A oggi, il voto segreto è previsto dalla Costituzione per l’elezione del presidente della Repubblica, che si tiene con il Parlamento in seduta comune, ossia con la Camera e il Senato riuniti insieme, più la presenza di 58 delegati regionali. Il voto segreto è poi previsto dai regolamenti della Camera e del Senato per alcune specifiche votazioni, che riguardano persone o cariche, come per esempio l’elezione del presidente e dei membri dell’Ufficio di presidenza, che dirigono i lavori dell’assemblea. In questo caso, lo scrutinio segreto permette ai parlamentari di esprimersi esclusivamente sulle persone, senza condizionamenti da parte dei partiti ed evita che i presidenti eletti possano fare poi favori a chi li ha votati. 

In più, le camere possono fare ricorso allo scrutinio segreto per le votazioni su proposte di leggi riguardanti i diritti della persona e della famiglia, sulle modifiche al regolamento interno, sull’istituzione di Commissioni parlamentari d’inchiesta, sulle leggi che riguardano organi costituzionali dello Stato, come il presidente della Repubblica. In questi casi, il voto segreto è autorizzato solo se ne viene fatta richiesta da un numero minimo di parlamentari. Alla Camera la richiesta deve essere fatta da almeno 30 deputati, oppure da uno o più gruppi parlamentari che raggiungano questo numero minimo. Al Senato, invece, la soglia minima di senatori per chiedere il voto segreto è 12. 

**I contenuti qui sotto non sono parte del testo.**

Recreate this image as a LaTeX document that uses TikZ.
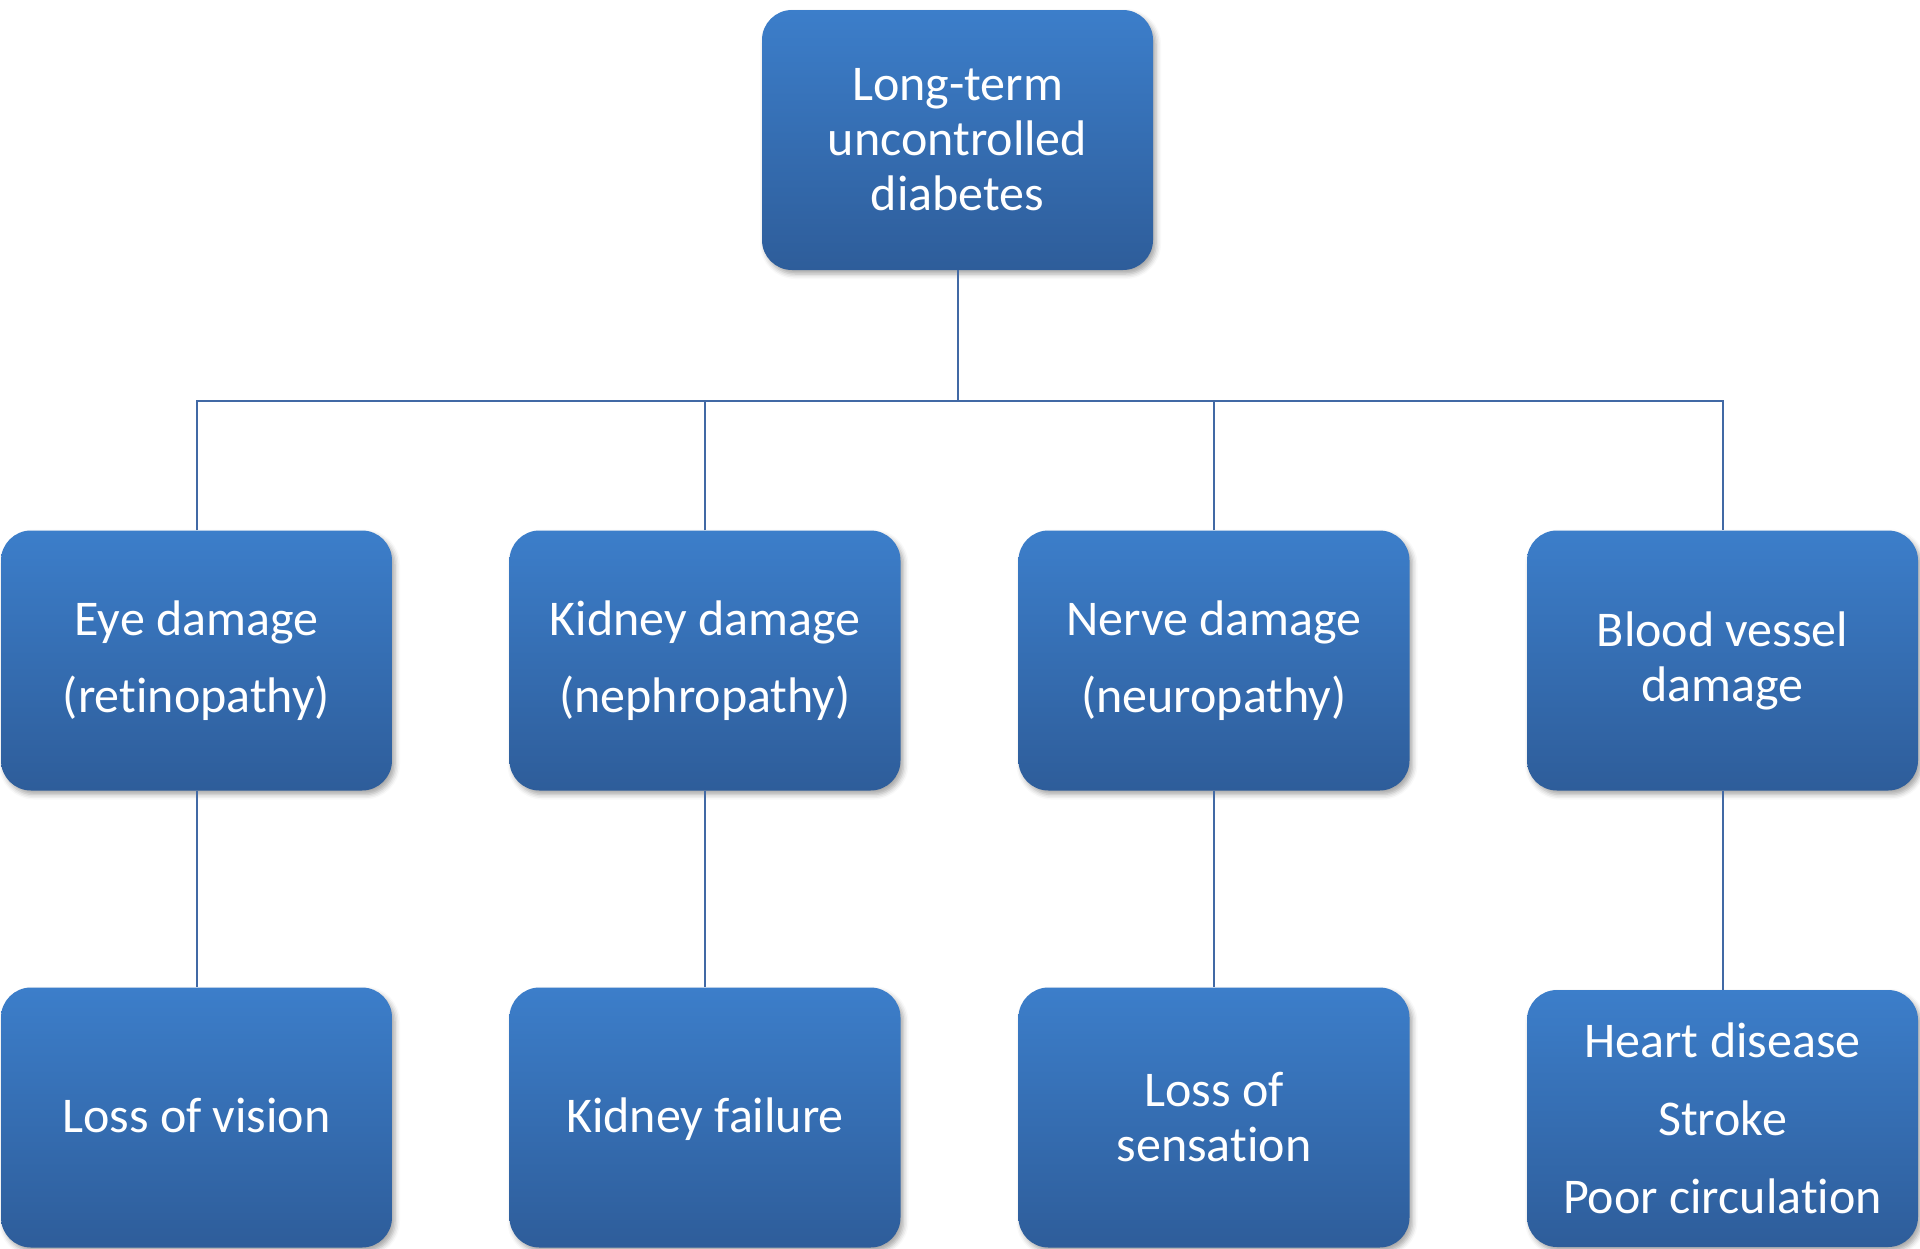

Lo scrutinio segreto non è consentito nelle votazioni sulla legge di Bilancio e sulle questioni di fiducia poste dal governo. «Sulla questione di fiducia il voto segreto è escluso perché prevale il principio della responsabilità, ossia che ogni parlamentare della maggioranza risponda di fronte al governo del proprio voto, favorevole o contrario», ha chiarito Celotto.